It’s the last week before Christmas, and, if your family is anything like mine, it’s anything but calm all through the house. Last-minute presents need to be bought. Grocery store trips need to be made. Christmas traditions need to be planned and executed. There’s a nasty cold front coming our way. Is your house prepared for single-digit temperatures and snow-pocalypse this weekend? Have you coordinated all the comings and goings to ensure your family has a Christmas to remember?
Let’s assume you believe that Christ is the point of Christmas. That fundamental truth may complicate things further. Which church service will you attend? How do you lead your family to focus on Christ amidst the mountain of torn wrapping paper? How do you ensure your reading of the Christmas story doesn’t feel like a perfunctory duty before the main event? It’s a lot of pressure.
You are not the first person to struggle with this tension. As a matter of fact, two sisters felt the same pressure around two thousand years ago. Jesus was in town, and he was coming to their house to teach. Upon his arrival, Mary “sat at the Lord’s feet and listened to his teaching,” while Martha “was distracted with much serving” (Luke 10:39-40). This dynamic made Martha angry. Certainly, we can relate to the experience of irritation that comes from being left to do all the work while others sit idly by. But Jesus didn’t rebuke Mary. Instead, he aimed his reproof at Martha: “Marth, Martha, you are anxious and troubled about many things, but one thing is necessary. Mary has chosen the good portion, which will not be taken away from her” (Luke 10:41-42).
What did Mary choose? What is the one thing necessary when it comes to responding to Jesus? I would argue that whatever Mary chose two thousand years ago remains the right choice today. In fact, I want to argue that it’s possible to get so caught up in the busyness of our holiday traditions that we may completely miss the “good portion” just like Martha did.
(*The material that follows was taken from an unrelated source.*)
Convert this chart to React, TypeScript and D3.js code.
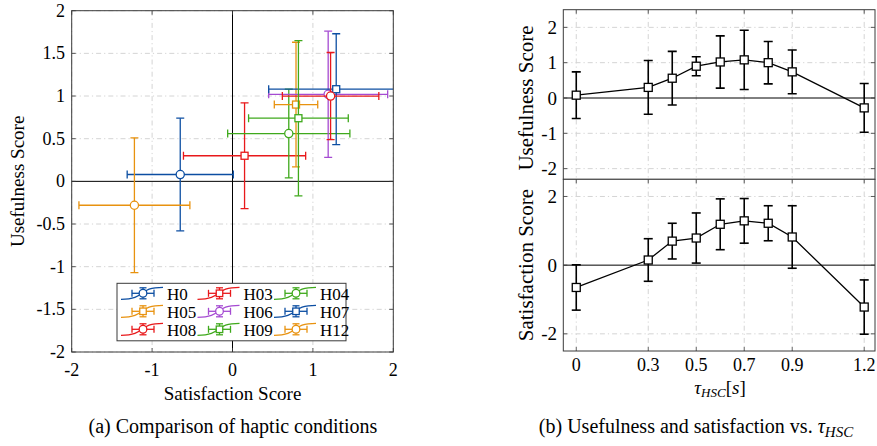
import React from 'react';
import * as d3 from 'd3';

// haptic conditions, one per tau value
const conditions = ['H0', 'H03', 'H04', 'H05', 'H06', 'H07', 'H08', 'H09', 'H12'];
const tau = [0, 0.3, 0.4, 0.5, 0.6, 0.7, 0.8, 0.9, 1.2];
const usefulMean = [0.08, 0.3, 0.56, 0.9, 1.02, 1.08, 1.0, 0.74, -0.28];
const usefulErr = [0.66, 0.76, 0.76, 0.27, 0.74, 0.84, 0.6, 0.62, 0.69];
const satMean = [-0.65, 0.15, 0.7, 0.79, 1.19, 1.29, 1.22, 0.82, -1.22];
const satErr = [0.66, 0.62, 0.52, 0.73, 0.74, 0.65, 0.51, 0.91, 0.79];

const condColors = ['#0c4ea2', '#e8191b', '#3fa91c', '#e8920f', '#a54bd2', '#0c4ea2', '#e8191b', '#3fa91c', '#e8920f'];
const condMarkers = ['circle', 'square', 'circle', 'square', 'circle', 'square', 'circle', 'square', 'circle'];

const leftTicks = [-2, -1.5, -1, -0.5, 0, 0.5, 1, 1.5, 2];
const leftXTicks = [-2, -1, 0, 1, 2];
const rightXTicks = [0, 0.3, 0.5, 0.7, 0.9, 1.2];
const topYTicks = [-2, -1, 0, 1, 2];
const botYTicks = [-2, 0, 2];

const FONT = '"Liberation Serif", "Times New Roman", serif';
const GRID = '#d4d4d4';
const FRAME = '#3a3a3a';
const DASH = '5,3,1.2,3';
const TICK = 4;

function fmt(v: number) {
  return String(v);
}

function Marker({ type, x, y, size, color, sw }: any) {
  if (type === 'circle') {
    return <circle cx={x} cy={y} r={size / 2 + 0.6} fill="#fff" stroke={color} strokeWidth={sw} />;
  }
  return <rect x={x - size / 2} y={y - size / 2} width={size} height={size} fill="#fff" stroke={color} strokeWidth={sw} />;
}

function ErrBar({ x1, y1, x2, y2, cap, color, sw, horizontal }: any) {
  // vertical (x1==x2) or horizontal bar with caps
  return (
    <g stroke={color} strokeWidth={sw} fill="none">
      <line x1={x1} y1={y1} x2={x2} y2={y2} />
      {horizontal ? (
        <>
          <line x1={x1} y1={y1 - cap} x2={x1} y2={y1 + cap} />
          <line x1={x2} y1={y2 - cap} x2={x2} y2={y2 + cap} />
        </>
      ) : (
        <>
          <line x1={x1 - cap} y1={y1} x2={x1 + cap} y2={y1} />
          <line x1={x2 - cap} y1={y2} x2={x2 + cap} y2={y2} />
        </>
      )}
    </g>
  );
}

function Frame({ x, y, xTicks, yTicks, top, bottom, left, right, zeroX }: any) {
  return (
    <g>
      <rect x={left} y={top} width={right - left} height={bottom - top} fill="#fff" />
      {xTicks.map((t: number) =>
        zeroX && t === 0 ? null : (
          <line key={'gx' + t} x1={x(t)} x2={x(t)} y1={top} y2={bottom} stroke={GRID} strokeWidth={1} strokeDasharray={DASH} />
        )
      )}
      {yTicks.map((t: number) =>
        t === 0 ? null : (
          <line key={'gy' + t} x1={left} x2={right} y1={y(t)} y2={y(t)} stroke={GRID} strokeWidth={1} strokeDasharray={DASH} />
        )
      )}
      <line x1={left} x2={right} y1={y(0)} y2={y(0)} stroke="#000" strokeWidth={1} />
      {zeroX && <line x1={x(0)} x2={x(0)} y1={top} y2={bottom} stroke="#000" strokeWidth={1} />}
      {xTicks.map((t: number) => (
        <g key={'tx' + t} stroke={FRAME} strokeWidth={0.8}>
          <line x1={x(t)} x2={x(t)} y1={bottom} y2={bottom - TICK} />
          <line x1={x(t)} x2={x(t)} y1={top} y2={top + TICK} />
        </g>
      ))}
      {yTicks.map((t: number) => (
        <g key={'ty' + t} stroke={FRAME} strokeWidth={0.8}>
          <line x1={left} x2={left + TICK} y1={y(t)} y2={y(t)} />
          <line x1={right} x2={right - TICK} y1={y(t)} y2={y(t)} />
        </g>
      ))}
    </g>
  );
}

export default function App() {
  // left: comparison of haptic conditions
  const lx = d3.scaleLinear().domain([-2, 2]).range([71.7, 393.3]);
  const ly = d3.scaleLinear().domain([-2, 2]).range([352, 10.7]);
  const L = { left: 71.7, right: 393.3, top: 10.7, bottom: 352 };

  // right: two stacked panels sharing tau axis
  const rx = d3.scaleLinear().domain([-0.054, 1.245]).range([563.3, 875]);
  const ryTop = d3.scaleLinear().domain([-2.5, 2.5]).range([186.3, 9.7]);
  const ryBot = d3.scaleLinear().domain([-2.5, 2.5]).range([351, 179.3]);
  const RT = { left: 563.3, right: 875, top: 9.7, bottom: 179.3 };
  const RB = { left: 563.3, right: 875, top: 179.3, bottom: 351 };

  const lineTop = d3.line<number>().x((d, i) => rx(tau[i])).y((d) => ryTop(d));
  const lineBot = d3.line<number>().x((d, i) => rx(tau[i])).y((d) => ryBot(d));

  const legX = [121, 197.5, 274];
  const legY = [293.3, 311.3, 329.3];

  return (
    <svg width={877} height={446} style={{ position: 'absolute', left: 0, top: 0, background: '#fff' }} fontFamily={FONT}>
      <defs>
        <clipPath id="clipL">
          <rect x={L.left} y={L.top} width={L.right - L.left} height={L.bottom - L.top} />
        </clipPath>
        <clipPath id="clipRT">
          <rect x={RT.left} y={RT.top} width={RT.right - RT.left} height={RT.bottom - RT.top} />
        </clipPath>
      </defs>

      {/* ---------- left plot ---------- */}
      <Frame x={lx} y={ly} xTicks={leftXTicks} yTicks={leftTicks} {...L} zeroX />
      <g clipPath="url(#clipL)">
        {conditions.map((c, i) => {
          const cx = lx(satMean[i]);
          const cy = ly(usefulMean[i]);
          const col = condColors[i];
          return (
            <g key={c}>
              <ErrBar x1={lx(satMean[i] - usefulErr[i])} x2={lx(satMean[i] + usefulErr[i])} y1={cy} y2={cy} cap={4} color={col} sw={1.3} horizontal />
              <ErrBar x1={cx} x2={cx} y1={ly(usefulMean[i] + satErr[i])} y2={ly(usefulMean[i] - satErr[i])} cap={4} color={col} sw={1.3} />
              <Marker type={condMarkers[i]} x={cx} y={cy} size={7} color={col} sw={1.3} />
            </g>
          );
        })}
      </g>
      <rect x={L.left} y={L.top} width={L.right - L.left} height={L.bottom - L.top} fill="none" stroke={FRAME} strokeWidth={1} />
      {leftTicks.map((t) => (
        <text key={'ly' + t} x={65} y={ly(t)} textAnchor="end" dominantBaseline="central" fontSize={18}>
          {fmt(t)}
        </text>
      ))}
      {leftXTicks.map((t) => (
        <text key={'lx' + t} x={lx(t)} y={376} textAnchor="middle" fontSize={18}>
          {fmt(t)}
        </text>
      ))}
      <text x={lx(0)} y={400} textAnchor="middle" fontSize={19}>Satisfaction Score</text>
      <text transform={`translate(24,${ly(0)}) rotate(-90)`} textAnchor="middle" fontSize={19}>Usefulness Score</text>

      {/* legend */}
      <rect x={117} y={283.3} width={229} height={57.5} fill="#fff" stroke={FRAME} strokeWidth={1} />
      {conditions.map((c, i) => {
        const x0 = legX[i % 3];
        const y0 = legY[Math.floor(i / 3)];
        const col = condColors[i];
        const mx = x0 + 22;
        return (
          <g key={'leg' + c}>
            <path d={`M${x0},${y0 + 6} C${x0 + 26},${y0 + 6} ${x0 + 16},${y0 - 6} ${x0 + 42},${y0 - 6}`} fill="none" stroke={col} strokeWidth={1.3} />
            <ErrBar x1={mx - 11} x2={mx + 11} y1={y0} y2={y0} cap={3.5} color={col} sw={1.3} horizontal />
            <ErrBar x1={mx} x2={mx} y1={y0 - 5.5} y2={y0 + 5.5} cap={3.5} color={col} sw={1.3} />
            <Marker type={condMarkers[i]} x={mx} y={y0} size={6.5} color={col} sw={1.3} />
            <text x={x0 + 46} y={y0 + 1} dominantBaseline="central" fontSize={17}>{c}</text>
          </g>
        );
      })}

      <text x={233} y={433} textAnchor="middle" fontSize={20}>(a) Comparison of haptic conditions</text>

      {/* ---------- right top: usefulness ---------- */}
      <g clipPath="url(#clipRT)">
        <Frame x={rx} y={ryTop} xTicks={rightXTicks} yTicks={topYTicks} left={RT.left} right={RT.right} top={RT.top} bottom={RT.bottom + 10} />
        <path d={lineTop(usefulMean) || ''} fill="none" stroke="#000" strokeWidth={1.3} />
        {tau.map((t, i) => (
          <g key={'ut' + t}>
            <ErrBar x1={rx(t)} x2={rx(t)} y1={ryTop(usefulMean[i] + usefulErr[i])} y2={ryTop(usefulMean[i] - usefulErr[i])} cap={4.5} color="#000" sw={1.6} />
            <Marker type="square" x={rx(t)} y={ryTop(usefulMean[i])} size={8} color="#000" sw={1.3} />
          </g>
        ))}
      </g>
      <rect x={RT.left} y={RT.top} width={RT.right - RT.left} height={RT.bottom - RT.top} fill="none" stroke={FRAME} strokeWidth={1} />
      {topYTicks.map((t) => (
        <text key={'ry' + t} x={557} y={ryTop(t)} textAnchor="end" dominantBaseline="central" fontSize={19}>
          {fmt(t)}
        </text>
      ))}
      <text transform={`translate(533,${ryTop(0)}) rotate(-90)`} textAnchor="middle" fontSize={21}>Usefulness Score</text>

      {/* ---------- right bottom: satisfaction ---------- */}
      <Frame x={rx} y={ryBot} xTicks={rightXTicks} yTicks={botYTicks} {...RB} />
      <path d={lineBot(satMean) || ''} fill="none" stroke="#000" strokeWidth={1.3} />
      {tau.map((t, i) => (
        <g key={'st' + t}>
          <ErrBar x1={rx(t)} x2={rx(t)} y1={ryBot(satMean[i] + satErr[i])} y2={ryBot(satMean[i] - satErr[i])} cap={4.5} color="#000" sw={1.6} />
          <Marker type="square" x={rx(t)} y={ryBot(satMean[i])} size={8} color="#000" sw={1.3} />
        </g>
      ))}
      <rect x={RB.left} y={RB.top} width={RB.right - RB.left} height={RB.bottom - RB.top} fill="none" stroke={FRAME} strokeWidth={1} />
      {botYTicks.map((t) => (
        <text key={'by' + t} x={557} y={ryBot(t)} textAnchor="end" dominantBaseline="central" fontSize={19}>
          {fmt(t)}
        </text>
      ))}
      <text transform={`translate(533,${ryBot(0)}) rotate(-90)`} textAnchor="middle" fontSize={21}>Satisfaction Score</text>
      {rightXTicks.map((t) => (
        <text key={'rx' + t} x={rx(t)} y={371} textAnchor="middle" fontSize={18}>
          {fmt(t)}
        </text>
      ))}
      <text x={720} y={394} textAnchor="middle" fontSize={19}>
        <tspan fontStyle="italic">τ</tspan>
        <tspan fontStyle="italic" fontSize={13} dy={3}>HSC</tspan>
        <tspan dy={-3}>[</tspan>
        <tspan fontStyle="italic">s</tspan>
        <tspan>]</tspan>
      </text>
      <text x={696} y={433} textAnchor="middle" fontSize={20}>
        <tspan>(b) Usefulness and satisfaction vs. </tspan>
        <tspan fontStyle="italic">τ</tspan>
        <tspan fontStyle="italic" fontSize={15} dy={4}>HSC</tspan>
      </text>
    </svg>
  );
}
What is the one thing your Christmas really needs—the one thing necessary to prevent you from completely missing the point of it all? Faith.
I’ve been noticing a theme as I read the Christmas accounts. Every single person who received the good news of Christ’s coming to save the world—the message of Christmas—had readied themselves by humble faith. Elizabeth and Zechariah, Mary and Joseph, the shepherds watching their flocks by night, the old man Simeon and Anna the prophetess—all of them received the message of Christmas with faith. In other words, they heard the message as coming from God, and they believed that Jesus was the Christ, the Lord who had come to save them.
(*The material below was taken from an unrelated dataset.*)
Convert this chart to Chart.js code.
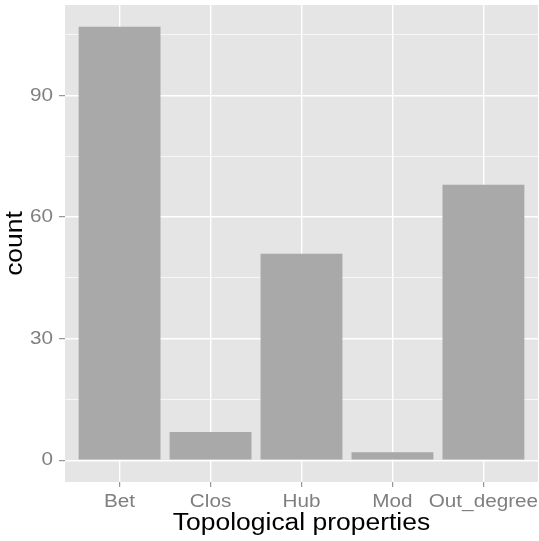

And they didn’t just believe once. They kept believing. Mary believed from the moment the angel came to her and kept believing through stretch marks, birth pangs, and labor in the company of animals. She believed as she breast-fed the Lord of the universe and sang lullabies to get him to sleep. She kept believing as he grew up and became a man. She believed as she watched with him die on a Roman cross, and she believed when she saw him rise after three days.
Jesus rebukes lack of faith several times throughout the gospels, but he only commends faith two times. In Matthew 8:5-13, he encounters a Roman centurion who asks Jesus to heal his servant. What was it about this man’s faith that led Jesus to celebrate it? The Gentile centurion did not believe he was worthy of Jesus’s mercy, yet he believed Jesus was capable of great mercy. In Matthew 15:21-28, Jesus meets a Canaanite woman who begs Jesus to cast a demon out of her daughter. What was it about this woman’s faith? She did not believe she deserved Jesus’s mercy, yet she believed Jesus was capable of great mercy.
Do you notice a theme? Faith begins with the acknowledgement that we do not deserve mercy. Next, faith recognizes that, despite what we deserve, Jesus came to give us mercy. Without this kind of faith, you will miss the whole point of Christmas. We don’t deserve Jesus because we’re worse that we’ve ever admitted. We nevertheless get Christmas because Jesus is more merciful than we’ve ever imagined. Do you believe that? It’s the only way to truly celebrate Christmas.